• _THE PROBLEM_: Leave the pictures out and copy exactly the lines from the line containing "Give me the" to the line containing "const toPoints = (xs: number[], ys: number[])", both lines included.

Entries with chart source code
....................

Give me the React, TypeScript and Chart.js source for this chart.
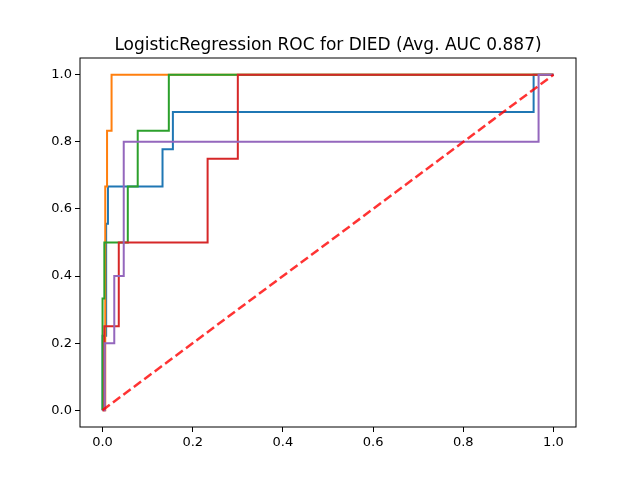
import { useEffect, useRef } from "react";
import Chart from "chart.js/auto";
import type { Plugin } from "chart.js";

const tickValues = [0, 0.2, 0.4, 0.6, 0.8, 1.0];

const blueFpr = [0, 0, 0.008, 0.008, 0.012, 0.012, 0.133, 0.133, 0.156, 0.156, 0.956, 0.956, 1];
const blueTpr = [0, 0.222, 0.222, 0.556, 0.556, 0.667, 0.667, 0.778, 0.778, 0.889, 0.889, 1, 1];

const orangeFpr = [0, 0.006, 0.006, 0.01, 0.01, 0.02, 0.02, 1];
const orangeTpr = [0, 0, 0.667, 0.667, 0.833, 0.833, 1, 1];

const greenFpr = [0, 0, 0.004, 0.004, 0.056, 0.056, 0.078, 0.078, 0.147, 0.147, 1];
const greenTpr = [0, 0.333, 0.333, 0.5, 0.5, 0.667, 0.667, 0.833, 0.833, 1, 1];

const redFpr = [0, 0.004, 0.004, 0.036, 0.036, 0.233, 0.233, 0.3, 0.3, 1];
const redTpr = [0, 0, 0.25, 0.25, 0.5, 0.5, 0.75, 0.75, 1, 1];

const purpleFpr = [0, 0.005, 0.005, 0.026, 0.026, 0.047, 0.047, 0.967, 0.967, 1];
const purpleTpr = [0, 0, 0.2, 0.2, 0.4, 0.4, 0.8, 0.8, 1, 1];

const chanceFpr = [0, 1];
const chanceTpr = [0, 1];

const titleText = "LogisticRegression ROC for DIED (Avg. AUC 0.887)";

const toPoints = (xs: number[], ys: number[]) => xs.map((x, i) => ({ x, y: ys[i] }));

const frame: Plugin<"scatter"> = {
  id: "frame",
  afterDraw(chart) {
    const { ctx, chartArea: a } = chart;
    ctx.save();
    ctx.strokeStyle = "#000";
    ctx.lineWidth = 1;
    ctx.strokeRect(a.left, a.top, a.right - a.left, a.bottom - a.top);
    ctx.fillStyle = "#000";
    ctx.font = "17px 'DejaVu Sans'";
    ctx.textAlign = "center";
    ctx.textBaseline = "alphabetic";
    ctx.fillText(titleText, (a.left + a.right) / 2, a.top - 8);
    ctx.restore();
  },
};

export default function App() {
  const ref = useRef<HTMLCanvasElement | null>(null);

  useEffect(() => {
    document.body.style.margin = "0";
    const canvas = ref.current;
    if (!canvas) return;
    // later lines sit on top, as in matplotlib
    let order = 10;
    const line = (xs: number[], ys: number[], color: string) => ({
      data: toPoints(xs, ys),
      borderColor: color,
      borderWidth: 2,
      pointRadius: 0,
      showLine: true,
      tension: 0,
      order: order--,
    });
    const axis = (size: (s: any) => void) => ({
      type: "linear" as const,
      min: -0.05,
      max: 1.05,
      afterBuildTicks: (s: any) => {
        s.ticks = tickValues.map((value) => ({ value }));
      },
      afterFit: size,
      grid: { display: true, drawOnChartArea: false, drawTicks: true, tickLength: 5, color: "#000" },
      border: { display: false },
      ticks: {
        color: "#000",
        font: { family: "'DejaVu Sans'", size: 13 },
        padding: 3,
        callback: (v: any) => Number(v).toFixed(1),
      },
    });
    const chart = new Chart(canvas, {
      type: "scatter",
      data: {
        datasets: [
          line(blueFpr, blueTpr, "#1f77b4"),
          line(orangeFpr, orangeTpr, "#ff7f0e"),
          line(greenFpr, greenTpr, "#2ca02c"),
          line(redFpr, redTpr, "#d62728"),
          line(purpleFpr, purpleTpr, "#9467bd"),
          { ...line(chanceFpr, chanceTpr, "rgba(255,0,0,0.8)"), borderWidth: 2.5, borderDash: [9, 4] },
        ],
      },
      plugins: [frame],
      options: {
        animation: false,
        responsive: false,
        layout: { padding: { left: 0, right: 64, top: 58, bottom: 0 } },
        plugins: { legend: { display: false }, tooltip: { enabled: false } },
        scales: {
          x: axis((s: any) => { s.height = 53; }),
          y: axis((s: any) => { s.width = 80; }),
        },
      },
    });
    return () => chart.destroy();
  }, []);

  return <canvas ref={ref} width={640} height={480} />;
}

....................

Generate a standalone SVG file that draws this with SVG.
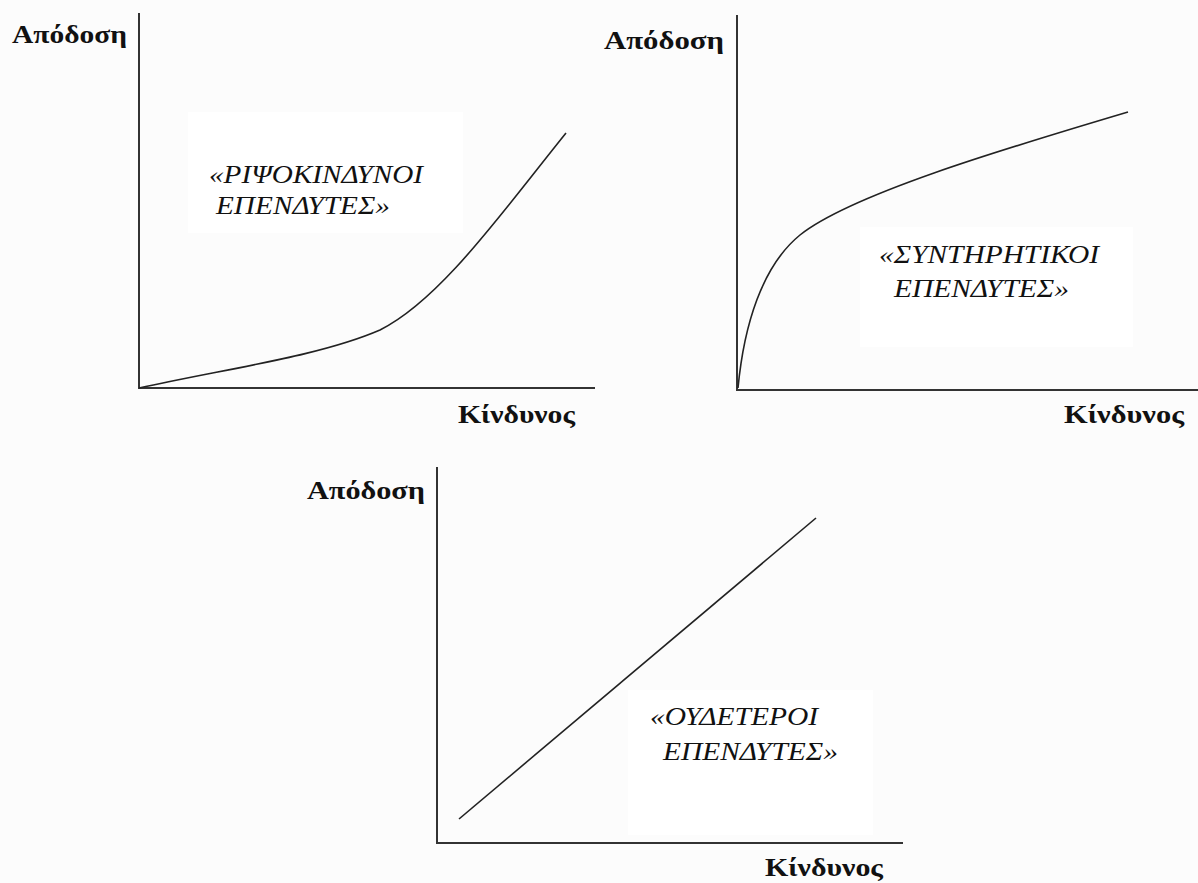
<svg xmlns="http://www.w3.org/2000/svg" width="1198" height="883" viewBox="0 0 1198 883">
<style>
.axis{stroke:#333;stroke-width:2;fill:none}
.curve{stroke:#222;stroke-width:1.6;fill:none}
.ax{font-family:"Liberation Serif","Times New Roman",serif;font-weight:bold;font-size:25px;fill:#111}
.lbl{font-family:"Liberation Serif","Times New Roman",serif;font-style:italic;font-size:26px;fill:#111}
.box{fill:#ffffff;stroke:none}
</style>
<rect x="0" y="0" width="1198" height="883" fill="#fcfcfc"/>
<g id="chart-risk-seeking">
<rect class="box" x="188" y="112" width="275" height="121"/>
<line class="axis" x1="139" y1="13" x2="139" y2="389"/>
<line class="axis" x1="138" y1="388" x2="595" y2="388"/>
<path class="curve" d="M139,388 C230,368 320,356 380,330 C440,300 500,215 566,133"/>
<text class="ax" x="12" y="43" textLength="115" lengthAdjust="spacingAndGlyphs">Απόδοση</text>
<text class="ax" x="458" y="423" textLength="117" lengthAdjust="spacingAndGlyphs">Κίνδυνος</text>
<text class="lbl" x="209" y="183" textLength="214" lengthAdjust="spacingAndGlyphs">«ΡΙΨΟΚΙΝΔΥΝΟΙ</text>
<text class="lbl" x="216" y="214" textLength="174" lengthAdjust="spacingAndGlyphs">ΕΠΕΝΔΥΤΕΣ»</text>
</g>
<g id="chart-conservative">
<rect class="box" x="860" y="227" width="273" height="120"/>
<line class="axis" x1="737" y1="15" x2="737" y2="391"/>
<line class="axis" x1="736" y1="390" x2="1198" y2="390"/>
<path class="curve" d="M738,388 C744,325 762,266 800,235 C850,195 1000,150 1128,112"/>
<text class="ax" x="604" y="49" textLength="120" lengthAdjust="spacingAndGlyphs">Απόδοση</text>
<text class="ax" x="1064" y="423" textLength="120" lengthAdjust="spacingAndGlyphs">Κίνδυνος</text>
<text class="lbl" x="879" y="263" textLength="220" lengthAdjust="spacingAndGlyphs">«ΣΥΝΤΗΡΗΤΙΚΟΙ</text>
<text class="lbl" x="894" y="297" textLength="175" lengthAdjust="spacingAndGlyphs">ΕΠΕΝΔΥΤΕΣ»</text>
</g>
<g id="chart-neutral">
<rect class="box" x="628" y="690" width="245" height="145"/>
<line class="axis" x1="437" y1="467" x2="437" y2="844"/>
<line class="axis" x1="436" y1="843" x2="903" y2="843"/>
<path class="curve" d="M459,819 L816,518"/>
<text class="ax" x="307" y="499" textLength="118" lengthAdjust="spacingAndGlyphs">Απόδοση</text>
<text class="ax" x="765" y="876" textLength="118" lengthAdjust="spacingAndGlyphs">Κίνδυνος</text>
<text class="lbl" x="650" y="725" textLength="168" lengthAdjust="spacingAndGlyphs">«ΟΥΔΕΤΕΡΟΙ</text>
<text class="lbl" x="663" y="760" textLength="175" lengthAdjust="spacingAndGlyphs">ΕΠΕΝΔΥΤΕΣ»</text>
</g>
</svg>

....................

• _RESPONSE BELOW_:
Give me the React, TypeScript and Chart.js source for this chart.
import { useEffect, useRef } from "react";
import Chart from "chart.js/auto";
import type { Plugin } from "chart.js";

const tickValues = [0, 0.2, 0.4, 0.6, 0.8, 1.0];

const blueFpr = [0, 0, 0.008, 0.008, 0.012, 0.012, 0.133, 0.133, 0.156, 0.156, 0.956, 0.956, 1];
const blueTpr = [0, 0.222, 0.222, 0.556, 0.556, 0.667, 0.667, 0.778, 0.778, 0.889, 0.889, 1, 1];

const orangeFpr = [0, 0.006, 0.006, 0.01, 0.01, 0.02, 0.02, 1];
const orangeTpr = [0, 0, 0.667, 0.667, 0.833, 0.833, 1, 1];

const greenFpr = [0, 0, 0.004, 0.004, 0.056, 0.056, 0.078, 0.078, 0.147, 0.147, 1];
const greenTpr = [0, 0.333, 0.333, 0.5, 0.5, 0.667, 0.667, 0.833, 0.833, 1, 1];

const redFpr = [0, 0.004, 0.004, 0.036, 0.036, 0.233, 0.233, 0.3, 0.3, 1];
const redTpr = [0, 0, 0.25, 0.25, 0.5, 0.5, 0.75, 0.75, 1, 1];

const purpleFpr = [0, 0.005, 0.005, 0.026, 0.026, 0.047, 0.047, 0.967, 0.967, 1];
const purpleTpr = [0, 0, 0.2, 0.2, 0.4, 0.4, 0.8, 0.8, 1, 1];

const chanceFpr = [0, 1];
const chanceTpr = [0, 1];

const titleText = "LogisticRegression ROC for DIED (Avg. AUC 0.887)";

const toPoints = (xs: number[], ys: number[]) => xs.map((x, i) => ({ x, y: ys[i] }));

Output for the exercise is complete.